Reputation: 11660
I have a m4.4xlarge (64 GB ram) EC2 box. I'm running dask with pandas. I get the following memory error.
I get this after about 24 hours of run, which is approximiately the time it should take for the task to complete so I'm not sure if the error was due to insufficient RAM, disk memory as the end of the script I perform a DF.to_csv() to write the large DF to disk or a pandas/numpy internal memory limitation?
raise(remote_exception(res, tb))
dask.async.MemoryError:
Traceback
---------
File "/home/ec2-user/anaconda2/lib/python2.7/site-packages/dask/async.py", line 267, in execute_task
result = _execute_task(task, data)
File "/home/ec2-user/anaconda2/lib/python2.7/site-packages/dask/async.py", line 248, in _execute_task
args2 = [_execute_task(a, cache) for a in args]
File "/home/ec2-user/anaconda2/lib/python2.7/site-packages/dask/async.py", line 249, in _execute_task
return func(*args2)
File "/home/ec2-user/anaconda2/lib/python2.7/site-packages/pandas/core/frame.py", line 4061, in apply
return self._apply_standard(f, axis, reduce=reduce)
File "/home/ec2-user/anaconda2/lib/python2.7/site-packages/pandas/core/frame.py", line 4179, in _apply_standard
result = result._convert(datetime=True, timedelta=True, copy=False)
File "/home/ec2-user/anaconda2/lib/python2.7/site-packages/pandas/core/generic.py", line 3004, in _convert
copy=copy)).__finalize__(self)
File "/home/ec2-user/anaconda2/lib/python2.7/site-packages/pandas/core/internals.py", line 2941, in convert
return self.apply('convert', **kwargs)
File "/home/ec2-user/anaconda2/lib/python2.7/site-packages/pandas/core/internals.py", line 2901, in apply
bm._consolidate_inplace()
File "/home/ec2-user/anaconda2/lib/python2.7/site-packages/pandas/core/internals.py", line 3278, in _consolidate_inplace
self.blocks = tuple(_consolidate(self.blocks))
File "/home/ec2-user/anaconda2/lib/python2.7/site-packages/pandas/core/internals.py", line 4269, in _consolidate
_can_consolidate=_can_consolidate)
File "/home/ec2-user/anaconda2/lib/python2.7/site-packages/pandas/core/internals.py", line 4289, in _merge_blocks
new_values = _vstack([b.values for b in blocks], dtype)
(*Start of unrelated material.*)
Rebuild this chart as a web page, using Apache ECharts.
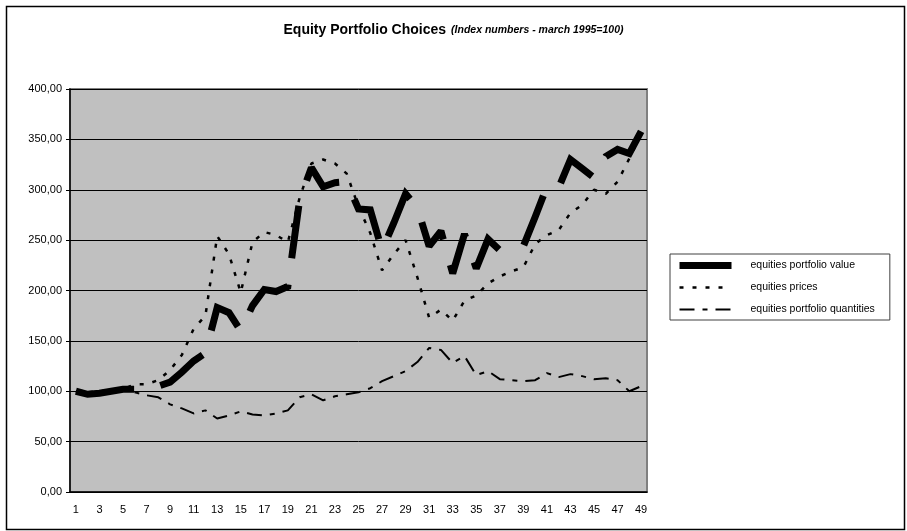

File "/home/ec2-user/anaconda2/lib/python2.7/site-packages/pandas/core/internals.py", line 4335, in _vstack
return np.vstack(to_stack)
File "/home/ec2-user/anaconda2/lib/python2.7/site-packages/numpy/core/shape_base.py", line 230, in vstack
return _nx.concatenate([atleast_2d(_m) for _m in tup], 0)
Update:
So some additional information in light of MRocklin's answer.
Here is how I execute the process:
def dask_stats_calc(dfpath,v1,v2,v3...):
dfpath_ddf = dd.from_pandas(dfpath,npartitions=16,sort=False)
return dfpath_ddf.apply(calculate_stats,axis=1,args=(dfdaily,v1,v2,v3...)).compute(get=get).stack().reset_index(drop=True)
f_threaded = partial(dask_stats_calc,dfpath,v1,v2,v3...,multiprocessing.get)
f_threaded()
Now the thing is dfpath
is a df with 1.4 million rows and so dfpath_ddf.apply()
runs over 1.4 million rows.
Once the entire dfpath_ddf.apply()
is complete a df.to_csv()
occurs but like you said its better to periodically write to disk.
Now the question is, how do I implement something like a periodic write to disk for say every 200k rows? I guess I can breakup dfpath_ddf
into 200k chunks (or something similar) and run each sequentially?
Upvotes: 1
Views: 480
Reputation: 57251
Sometimes tasks build up in RAM while waiting to write to a single file on disk. Using a sequential output like this is inherently tricky with parallel systems. If you need to use a single file then I recommend trying the same computation single threaded to see if it makes a difference.
with dask.set_options(get=dask.async.get_sync):
DF.to_csv('out.csv')
Alternatively (and far preferred) you could try writing out to many CSV files. This is much easier on the scheduling because tasks don't have to wait until their predecessors complete in order to write to disk and delete themselves from RAM.
DF.to_csv('out.*.csv')
So a common and fairly robust way to execute and write in parallel would be to combine your computations and a call to to_csv
at the end
ddf = dd.from_pandas(df, npartitions=100)
ddf.apply(myfunc).to_csv('out.*.csv')
This will break up your dataframe into chunks, call your function on each chunk, write that chunk to disk, and then delete the intermediate value, freeing up space.
Upvotes: 1